Peony bush, in front of dark-stained shed

For this photo of four tulips, I used the dark foliage of a yew hedge to get the contrast.

White tulips photographed against a dark hedge

The examples above show that it is perfectly possible to shoot low-key photos in the garden when the conditions are optimal. In practise, however, these constraints can seriously limit the opportunities for creating low-key photos. This is where combining the two techniques above (photo editor and in-camera) comes in.

Combining In-Camera and Editor Techniques

There are a few downsides to creating low-key images entirely within the camera:

  1. Only a limited number of subjects and locations are suitable.
    In many cases, attempting to make the background completely black by reducing the exposure will make the subject (or parts of the subject) too dark. In other situations, you simply may not be able to remove all the distracting background elements.
  2. There is less flexibility to adjust shadow detail in post editing.
    Even where you can produce a good black background in camera, you may later regret it, especially where parts of your subject are in shadow (such as the stems of the tulips above). Having so heavily underexposed these parts can make it harder to recover them in the editor. In such cases, it would be better to increase the exposure in-camera, then darken the background in the editor.
  3. You can’t change your mind later
    Having crushed the shadows in camera, you will not be able to recover any detail, so going for a full low-key image is an all-or-nothing affair. Of course, if you are happy with your low-key shot, that’s no problem. Personally, I often prefer to preserve the shadow detail, especially where there are interesting elements present such as fern fronds, twigs or leaves that provide context. A dark, moody aesthetic is sometimes more interesting than full on background blackout. In the editor, I can play around with these background shadow areas, brightening or darkening them, or even crushing them completely. This allows for a wider range of creative options.

In many situations, therefore, it is prudent to only partially underexpose the image in camera, relying on post-editing to create the final low-key look. My rule of thumb, is to only push the exposure down moderately, so that all the parts of my subject that I might want to keep in my final image are sufficiently exposed. I don’t worry too much about the background, as I know I can make it darker in the editor later.

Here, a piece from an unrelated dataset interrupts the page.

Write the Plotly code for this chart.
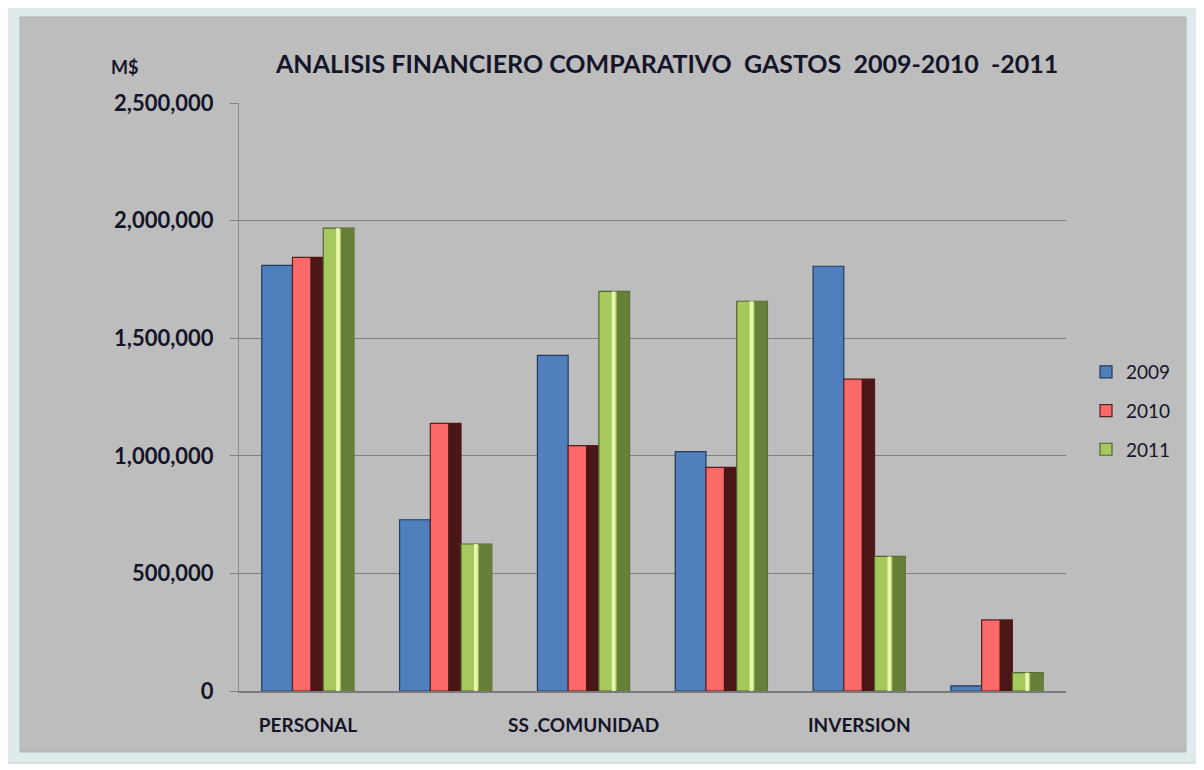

Understanding both low-key photography techniques (ion camera and editor) allows me to make creative decisions when I am taking photos in the garden. In the photos below, for example, I wanted to keep some of the background for context, while ensuring the emphasis remains on the main subject.

Slightly modifying the techniques outlined in this article enable a wide range of creative botanical images to be produced. Hopefully, his article will have given you some confidence to start creating your own Low-Key photographs.

For general botanical photography (flowers, plants and fungi), it is helpful to have a lens that can throw the background out of focus to make your subject stand out from its surroundings. the ability to do this depends on the aperture range of your lens. The wider the maximum aperture (or f stop), the shallower the depth of field and the more your background becomes blurry. Consequently, it is helpful to have a lens with a maximum aperture of f/4 (full frame) or f/2 (micro-four-thirds), or wider — remembering that the smaller the f-stop number the wider the aperture. Another thing that can help isolate your subject is using a longer focal-length lens. A medium-telephoto between 60-120 mm (full frame) or 30-60 mm (micro-four-thirds) is a good starting point. For example, I find I use my 42.5 mm lens (85 mm full frame equivalent) far more than my 20 mm lens (40 mm equivalent). A final feature of a good flower-photography lens, its ability to focus close up. It doesn’t need to be a macro-lens, but it is helpful if you can fill the frame with your subject when you want to. You can look up the maximum magnification of different lenses online. My Panasonic 42.5 mm f/1.7 lens has a maximum magnification of x0.2 which lets me capture all the detail of those peony stamens.

For the reasons above, camera-phones are rarely capable of this kind of creative photography.